● **Goal of the exercise**
Go through the data below and copy it exactly, skipping every picture.

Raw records
□ □ □ □ □ □ □

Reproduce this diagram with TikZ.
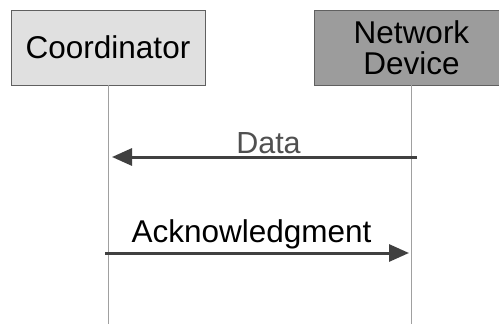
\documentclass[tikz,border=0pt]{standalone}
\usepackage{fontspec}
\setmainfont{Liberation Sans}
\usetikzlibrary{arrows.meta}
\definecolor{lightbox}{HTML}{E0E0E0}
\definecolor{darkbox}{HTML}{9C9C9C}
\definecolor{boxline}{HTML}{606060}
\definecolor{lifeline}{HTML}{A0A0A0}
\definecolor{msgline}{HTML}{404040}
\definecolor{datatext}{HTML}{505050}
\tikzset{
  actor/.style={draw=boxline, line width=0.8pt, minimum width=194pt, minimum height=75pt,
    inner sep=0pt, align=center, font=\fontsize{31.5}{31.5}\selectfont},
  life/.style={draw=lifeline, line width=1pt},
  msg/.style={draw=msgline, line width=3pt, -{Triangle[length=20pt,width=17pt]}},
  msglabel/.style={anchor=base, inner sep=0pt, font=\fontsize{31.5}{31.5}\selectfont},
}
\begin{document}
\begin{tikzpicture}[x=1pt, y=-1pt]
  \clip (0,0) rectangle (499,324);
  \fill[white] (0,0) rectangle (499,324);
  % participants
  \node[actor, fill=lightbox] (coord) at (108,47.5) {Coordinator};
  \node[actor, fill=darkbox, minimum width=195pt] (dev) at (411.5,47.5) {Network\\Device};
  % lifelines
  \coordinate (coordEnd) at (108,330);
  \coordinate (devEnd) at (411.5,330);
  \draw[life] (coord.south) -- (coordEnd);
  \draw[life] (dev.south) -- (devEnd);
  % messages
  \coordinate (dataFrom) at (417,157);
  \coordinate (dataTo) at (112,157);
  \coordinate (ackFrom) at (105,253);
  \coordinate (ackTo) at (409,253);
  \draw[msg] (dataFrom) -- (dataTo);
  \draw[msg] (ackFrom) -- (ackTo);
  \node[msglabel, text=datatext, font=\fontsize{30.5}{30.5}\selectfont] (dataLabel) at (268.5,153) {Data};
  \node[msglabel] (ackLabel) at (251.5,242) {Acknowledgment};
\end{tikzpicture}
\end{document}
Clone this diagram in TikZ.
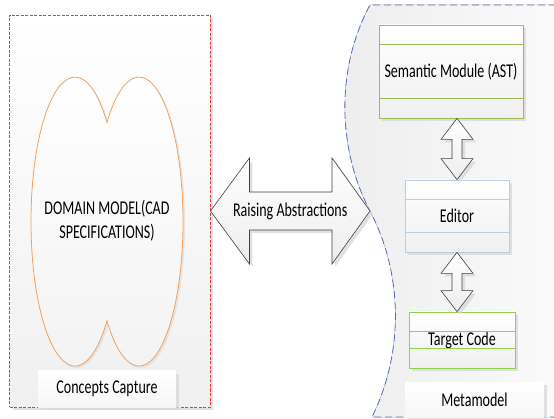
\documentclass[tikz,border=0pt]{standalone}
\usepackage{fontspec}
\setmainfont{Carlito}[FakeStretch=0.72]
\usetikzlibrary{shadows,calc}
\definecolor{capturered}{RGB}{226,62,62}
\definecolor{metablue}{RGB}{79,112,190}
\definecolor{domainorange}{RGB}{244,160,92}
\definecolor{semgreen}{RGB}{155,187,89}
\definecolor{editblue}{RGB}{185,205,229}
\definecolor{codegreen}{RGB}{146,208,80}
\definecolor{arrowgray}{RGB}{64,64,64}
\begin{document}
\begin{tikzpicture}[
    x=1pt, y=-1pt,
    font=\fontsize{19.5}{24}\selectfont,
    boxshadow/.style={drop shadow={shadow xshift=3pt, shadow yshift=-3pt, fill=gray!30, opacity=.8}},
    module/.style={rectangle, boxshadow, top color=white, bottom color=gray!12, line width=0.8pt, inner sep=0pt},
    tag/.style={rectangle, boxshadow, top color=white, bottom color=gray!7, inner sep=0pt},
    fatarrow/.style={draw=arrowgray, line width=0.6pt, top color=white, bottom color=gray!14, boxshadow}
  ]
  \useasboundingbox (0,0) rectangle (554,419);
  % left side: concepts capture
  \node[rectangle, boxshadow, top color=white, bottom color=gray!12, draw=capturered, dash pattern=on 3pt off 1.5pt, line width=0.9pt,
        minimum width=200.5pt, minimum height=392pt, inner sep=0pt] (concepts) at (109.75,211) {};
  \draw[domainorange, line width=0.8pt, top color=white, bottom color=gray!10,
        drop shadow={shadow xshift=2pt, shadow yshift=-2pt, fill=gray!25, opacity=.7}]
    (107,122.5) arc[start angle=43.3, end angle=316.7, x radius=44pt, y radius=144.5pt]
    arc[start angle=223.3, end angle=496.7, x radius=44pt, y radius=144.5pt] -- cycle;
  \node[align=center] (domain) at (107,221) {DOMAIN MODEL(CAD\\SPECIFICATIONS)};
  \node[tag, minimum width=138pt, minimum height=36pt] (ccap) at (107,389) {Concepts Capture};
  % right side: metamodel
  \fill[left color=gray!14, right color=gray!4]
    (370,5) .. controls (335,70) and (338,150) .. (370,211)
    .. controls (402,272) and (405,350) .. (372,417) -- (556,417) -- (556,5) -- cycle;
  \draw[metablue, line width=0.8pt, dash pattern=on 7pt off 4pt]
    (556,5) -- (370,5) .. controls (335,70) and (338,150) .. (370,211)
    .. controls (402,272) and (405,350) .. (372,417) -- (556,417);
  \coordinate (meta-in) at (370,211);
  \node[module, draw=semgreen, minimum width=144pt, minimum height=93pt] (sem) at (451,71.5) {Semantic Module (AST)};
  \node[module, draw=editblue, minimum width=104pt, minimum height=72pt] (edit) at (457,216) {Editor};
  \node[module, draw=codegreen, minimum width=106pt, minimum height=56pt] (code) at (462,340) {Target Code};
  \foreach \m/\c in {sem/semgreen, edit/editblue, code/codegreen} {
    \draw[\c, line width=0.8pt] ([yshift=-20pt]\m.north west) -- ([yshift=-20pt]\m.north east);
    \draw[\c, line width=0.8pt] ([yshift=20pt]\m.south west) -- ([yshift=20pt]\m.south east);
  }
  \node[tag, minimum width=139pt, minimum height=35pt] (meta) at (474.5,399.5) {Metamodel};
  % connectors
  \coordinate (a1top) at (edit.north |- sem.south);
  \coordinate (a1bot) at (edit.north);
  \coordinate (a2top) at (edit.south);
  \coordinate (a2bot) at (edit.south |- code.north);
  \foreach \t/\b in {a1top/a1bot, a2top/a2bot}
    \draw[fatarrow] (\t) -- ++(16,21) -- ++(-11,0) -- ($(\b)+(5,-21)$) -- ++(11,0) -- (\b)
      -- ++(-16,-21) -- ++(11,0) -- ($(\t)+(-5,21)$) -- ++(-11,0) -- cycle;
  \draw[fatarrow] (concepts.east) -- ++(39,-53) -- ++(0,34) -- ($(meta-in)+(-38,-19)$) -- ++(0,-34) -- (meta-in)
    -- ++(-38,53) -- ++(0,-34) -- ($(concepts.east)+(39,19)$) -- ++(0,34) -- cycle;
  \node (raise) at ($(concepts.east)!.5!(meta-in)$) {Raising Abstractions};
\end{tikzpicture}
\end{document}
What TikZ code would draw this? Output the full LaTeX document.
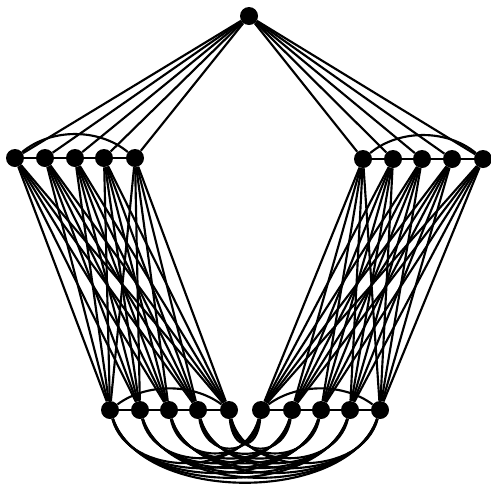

□ □ □ □ □ □ □

● **Response below**
Reproduce this diagram with TikZ.
\documentclass[tikz,border=0pt]{standalone}
\usepackage{fontspec}
\setmainfont{Liberation Sans}
\usetikzlibrary{arrows.meta}
\definecolor{lightbox}{HTML}{E0E0E0}
\definecolor{darkbox}{HTML}{9C9C9C}
\definecolor{boxline}{HTML}{606060}
\definecolor{lifeline}{HTML}{A0A0A0}
\definecolor{msgline}{HTML}{404040}
\definecolor{datatext}{HTML}{505050}
\tikzset{
  actor/.style={draw=boxline, line width=0.8pt, minimum width=194pt, minimum height=75pt,
    inner sep=0pt, align=center, font=\fontsize{31.5}{31.5}\selectfont},
  life/.style={draw=lifeline, line width=1pt},
  msg/.style={draw=msgline, line width=3pt, -{Triangle[length=20pt,width=17pt]}},
  msglabel/.style={anchor=base, inner sep=0pt, font=\fontsize{31.5}{31.5}\selectfont},
}
\begin{document}
\begin{tikzpicture}[x=1pt, y=-1pt]
  \clip (0,0) rectangle (499,324);
  \fill[white] (0,0) rectangle (499,324);
  % participants
  \node[actor, fill=lightbox] (coord) at (108,47.5) {Coordinator};
  \node[actor, fill=darkbox, minimum width=195pt] (dev) at (411.5,47.5) {Network\\Device};
  % lifelines
  \coordinate (coordEnd) at (108,330);
  \coordinate (devEnd) at (411.5,330);
  \draw[life] (coord.south) -- (coordEnd);
  \draw[life] (dev.south) -- (devEnd);
  % messages
  \coordinate (dataFrom) at (417,157);
  \coordinate (dataTo) at (112,157);
  \coordinate (ackFrom) at (105,253);
  \coordinate (ackTo) at (409,253);
  \draw[msg] (dataFrom) -- (dataTo);
  \draw[msg] (ackFrom) -- (ackTo);
  \node[msglabel, text=datatext, font=\fontsize{30.5}{30.5}\selectfont] (dataLabel) at (268.5,153) {Data};
  \node[msglabel] (ackLabel) at (251.5,242) {Acknowledgment};
\end{tikzpicture}
\end{document}
Clone this diagram in TikZ.
\documentclass[tikz,border=0pt]{standalone}
\usepackage{fontspec}
\setmainfont{Carlito}[FakeStretch=0.72]
\usetikzlibrary{shadows,calc}
\definecolor{capturered}{RGB}{226,62,62}
\definecolor{metablue}{RGB}{79,112,190}
\definecolor{domainorange}{RGB}{244,160,92}
\definecolor{semgreen}{RGB}{155,187,89}
\definecolor{editblue}{RGB}{185,205,229}
\definecolor{codegreen}{RGB}{146,208,80}
\definecolor{arrowgray}{RGB}{64,64,64}
\begin{document}
\begin{tikzpicture}[
    x=1pt, y=-1pt,
    font=\fontsize{19.5}{24}\selectfont,
    boxshadow/.style={drop shadow={shadow xshift=3pt, shadow yshift=-3pt, fill=gray!30, opacity=.8}},
    module/.style={rectangle, boxshadow, top color=white, bottom color=gray!12, line width=0.8pt, inner sep=0pt},
    tag/.style={rectangle, boxshadow, top color=white, bottom color=gray!7, inner sep=0pt},
    fatarrow/.style={draw=arrowgray, line width=0.6pt, top color=white, bottom color=gray!14, boxshadow}
  ]
  \useasboundingbox (0,0) rectangle (554,419);
  % left side: concepts capture
  \node[rectangle, boxshadow, top color=white, bottom color=gray!12, draw=capturered, dash pattern=on 3pt off 1.5pt, line width=0.9pt,
        minimum width=200.5pt, minimum height=392pt, inner sep=0pt] (concepts) at (109.75,211) {};
  \draw[domainorange, line width=0.8pt, top color=white, bottom color=gray!10,
        drop shadow={shadow xshift=2pt, shadow yshift=-2pt, fill=gray!25, opacity=.7}]
    (107,122.5) arc[start angle=43.3, end angle=316.7, x radius=44pt, y radius=144.5pt]
    arc[start angle=223.3, end angle=496.7, x radius=44pt, y radius=144.5pt] -- cycle;
  \node[align=center] (domain) at (107,221) {DOMAIN MODEL(CAD\\SPECIFICATIONS)};
  \node[tag, minimum width=138pt, minimum height=36pt] (ccap) at (107,389) {Concepts Capture};
  % right side: metamodel
  \fill[left color=gray!14, right color=gray!4]
    (370,5) .. controls (335,70) and (338,150) .. (370,211)
    .. controls (402,272) and (405,350) .. (372,417) -- (556,417) -- (556,5) -- cycle;
  \draw[metablue, line width=0.8pt, dash pattern=on 7pt off 4pt]
    (556,5) -- (370,5) .. controls (335,70) and (338,150) .. (370,211)
    .. controls (402,272) and (405,350) .. (372,417) -- (556,417);
  \coordinate (meta-in) at (370,211);
  \node[module, draw=semgreen, minimum width=144pt, minimum height=93pt] (sem) at (451,71.5) {Semantic Module (AST)};
  \node[module, draw=editblue, minimum width=104pt, minimum height=72pt] (edit) at (457,216) {Editor};
  \node[module, draw=codegreen, minimum width=106pt, minimum height=56pt] (code) at (462,340) {Target Code};
  \foreach \m/\c in {sem/semgreen, edit/editblue, code/codegreen} {
    \draw[\c, line width=0.8pt] ([yshift=-20pt]\m.north west) -- ([yshift=-20pt]\m.north east);
    \draw[\c, line width=0.8pt] ([yshift=20pt]\m.south west) -- ([yshift=20pt]\m.south east);
  }
  \node[tag, minimum width=139pt, minimum height=35pt] (meta) at (474.5,399.5) {Metamodel};
  % connectors
  \coordinate (a1top) at (edit.north |- sem.south);
  \coordinate (a1bot) at (edit.north);
  \coordinate (a2top) at (edit.south);
  \coordinate (a2bot) at (edit.south |- code.north);
  \foreach \t/\b in {a1top/a1bot, a2top/a2bot}
    \draw[fatarrow] (\t) -- ++(16,21) -- ++(-11,0) -- ($(\b)+(5,-21)$) -- ++(11,0) -- (\b)
      -- ++(-16,-21) -- ++(11,0) -- ($(\t)+(-5,21)$) -- ++(-11,0) -- cycle;
  \draw[fatarrow] (concepts.east) -- ++(39,-53) -- ++(0,34) -- ($(meta-in)+(-38,-19)$) -- ++(0,-34) -- (meta-in)
    -- ++(-38,53) -- ++(0,-34) -- ($(concepts.east)+(39,19)$) -- ++(0,34) -- cycle;
  \node (raise) at ($(concepts.east)!.5!(meta-in)$) {Raising Abstractions};
\end{tikzpicture}
\end{document}
What TikZ code would draw this? Output the full LaTeX document.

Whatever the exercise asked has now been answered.